╔══
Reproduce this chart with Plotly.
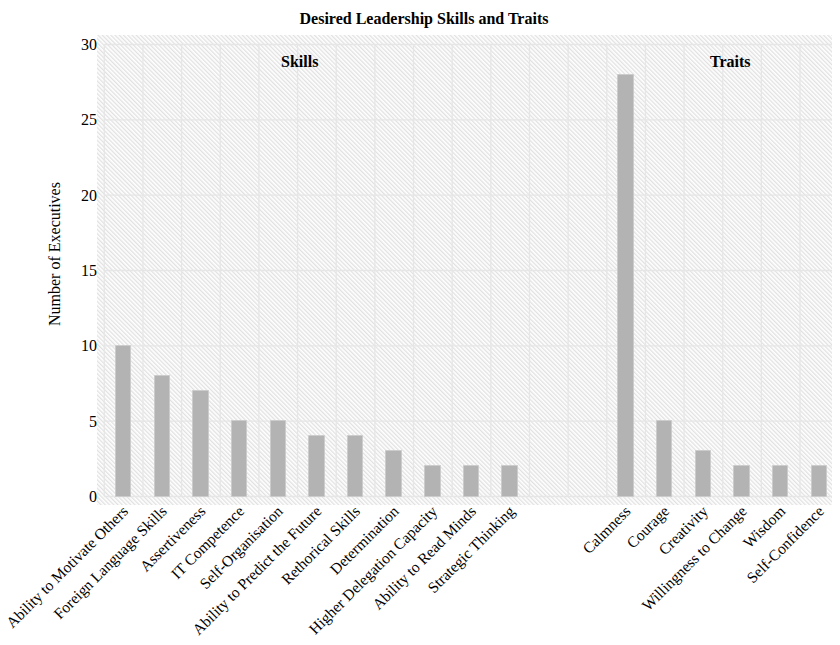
import base64
import plotly.graph_objects as go

# ---- data ----
skill_labels = ["Ability to Motivate Others", "Foreign Language Skills", "Assertiveness",
                "IT Competence", "Self-Organisation", "Ability to Predict the Future",
                "Rethorical Skills", "Determination", "Higher Delegation Capacity",
                "Ability to Read Minds", "Strategic Thinking"]
skill_values = [10, 8, 7, 5, 5, 4, 4, 3, 2, 2, 2]
trait_labels = ["Calmness", "Courage", "Creativity", "Willingness to Change", "Wisdom",
                "Self-Confidence"]
trait_values = [28, 5, 3, 2, 2, 2]
y_ticks = [0, 5, 10, 15, 20, 25, 30]
gap = 2  # empty category slots between the two groups

FONT = "Liberation Serif"
FS = 16
OFF = 8  # page body margin
W, H = 840 - OFF, 645 - OFF
ML, MR, MT = 97 - OFF, 0, 35 - OFF
PW, PH = W - ML - MR, 470
MB = H - MT - PH

skill_x = list(range(len(skill_labels)))
trait_x = [len(skill_labels) + gap + i for i in range(len(trait_labels))]
n_cat = len(skill_labels) + gap + len(trait_labels)

fig = go.Figure()
fig.add_trace(go.Bar(x=skill_x, y=skill_values, width=0.4,
                     marker=dict(color="#b3b3b3", line=dict(color="#cccccc", width=1)),
                     showlegend=False, hoverinfo="skip"))
fig.add_trace(go.Bar(x=trait_x, y=trait_values, width=0.4,
                     marker=dict(color="#b3b3b3", line=dict(color="#cccccc", width=1)),
                     showlegend=False, hoverinfo="skip"))

# hatched panel background
svg = (f'<svg xmlns="http://www.w3.org/2000/svg" width="{PW}" height="{PH}" '
       f'viewBox="0 0 {PW} {PH}" preserveAspectRatio="none">'
       '<defs><pattern id="h" width="3" height="3" patternUnits="userSpaceOnUse" '
       'patternTransform="rotate(-45)"><rect width="3" height="3" fill="#ffffff"/>'
       '<line x1="0.75" y1="0" x2="0.75" y2="3" stroke="#d8d8d8" stroke-width="1"/></pattern></defs>'
       f'<rect width="{PW}" height="{PH}" fill="url(#h)"/></svg>')
src = "data:image/svg+xml;base64," + base64.b64encode(svg.encode()).decode()

shapes = []
grid = dict(color="#e6e6e6", width=1.3)
for v in y_ticks:
    shapes.append(dict(type="line", xref="x", yref="y", x0=-0.5, x1=n_cat - 0.5,
                       y0=v, y1=v, line=grid, layer="below"))
for k in range(n_cat + 1):
    shapes.append(dict(type="line", xref="x", yref="y", x0=k - 0.5, x1=k - 0.5,
                       y0=y_ticks[0], y1=y_ticks[-1], line=grid, layer="below"))

fig.update_layout(
    width=W, height=H,
    margin=dict(l=ML, r=MR, t=MT, b=MB, autoexpand=False),
    paper_bgcolor="white", plot_bgcolor="rgba(0,0,0,0)",
    font=dict(family=FONT, size=FS, color="#000000"),
    title=dict(text="<b>Desired Leadership Skills and Traits</b>", x=(424 - OFF) / W,
               xanchor="center", xref="container", yref="container",
               y=1 - (18 - OFF) / H, yanchor="middle",
               font=dict(family=FONT, size=FS, color="#000000")),
    images=[dict(source=src, xref="paper", yref="paper", x=0, y=1, sizex=1, sizey=1,
                 xanchor="left", yanchor="top", sizing="stretch", layer="below")],
    shapes=shapes,
    bargap=0,
    xaxis=dict(range=[-0.689, n_cat - 0.5 + 0.034], tickmode="array",
               tickvals=skill_x + trait_x, ticktext=skill_labels + trait_labels,
               tickangle=-45, showgrid=False, zeroline=False, showline=False, ticks="",
               automargin=False, ticklabeloverflow="allow", ticklabelstandoff=-7,
               tickfont=dict(family=FONT, size=15.5, color="#000000")),
    yaxis=dict(range=[-0.564, 30.63], tickmode="array", tickvals=y_ticks,
               showgrid=False, zeroline=False, showline=False, ticks="",
               automargin=False, ticklabelstandoff=-1,
               tickfont=dict(family=FONT, size=FS, color="#000000")),
    annotations=[
        dict(text="<b>Skills</b>", x=4.54, y=28.9, xref="x", yref="y", showarrow=False,
             font=dict(family=FONT, size=FS, color="#000000")),
        dict(text="<b>Traits</b>", x=15.69, y=28.9, xref="x", yref="y", showarrow=False,
             font=dict(family=FONT, size=FS, color="#000000")),
        dict(text="Number of Executives", x=(55 - 97) / PW, y=1 - (254 - 35) / PH,
             xref="paper", yref="paper",
             textangle=-90, showarrow=False, xanchor="center", yanchor="middle",
             font=dict(family=FONT, size=FS, color="#000000")),
    ],
)

fig.write_html("out.html")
╚══
- WORK TO BE COMPLETED
Restate, line by line and word for word, everything from the top of the material through the line that contains "n_cat = len(skill_labels)". Leave pictures out.

- WRITTEN RESPONSE
Reproduce this chart with Plotly.
import base64
import plotly.graph_objects as go

# ---- data ----
skill_labels = ["Ability to Motivate Others", "Foreign Language Skills", "Assertiveness",
                "IT Competence", "Self-Organisation", "Ability to Predict the Future",
                "Rethorical Skills", "Determination", "Higher Delegation Capacity",
                "Ability to Read Minds", "Strategic Thinking"]
skill_values = [10, 8, 7, 5, 5, 4, 4, 3, 2, 2, 2]
trait_labels = ["Calmness", "Courage", "Creativity", "Willingness to Change", "Wisdom",
                "Self-Confidence"]
trait_values = [28, 5, 3, 2, 2, 2]
y_ticks = [0, 5, 10, 15, 20, 25, 30]
gap = 2  # empty category slots between the two groups

FONT = "Liberation Serif"
FS = 16
OFF = 8  # page body margin
W, H = 840 - OFF, 645 - OFF
ML, MR, MT = 97 - OFF, 0, 35 - OFF
PW, PH = W - ML - MR, 470
MB = H - MT - PH

skill_x = list(range(len(skill_labels)))
trait_x = [len(skill_labels) + gap + i for i in range(len(trait_labels))]
n_cat = len(skill_labels) + gap + len(trait_labels)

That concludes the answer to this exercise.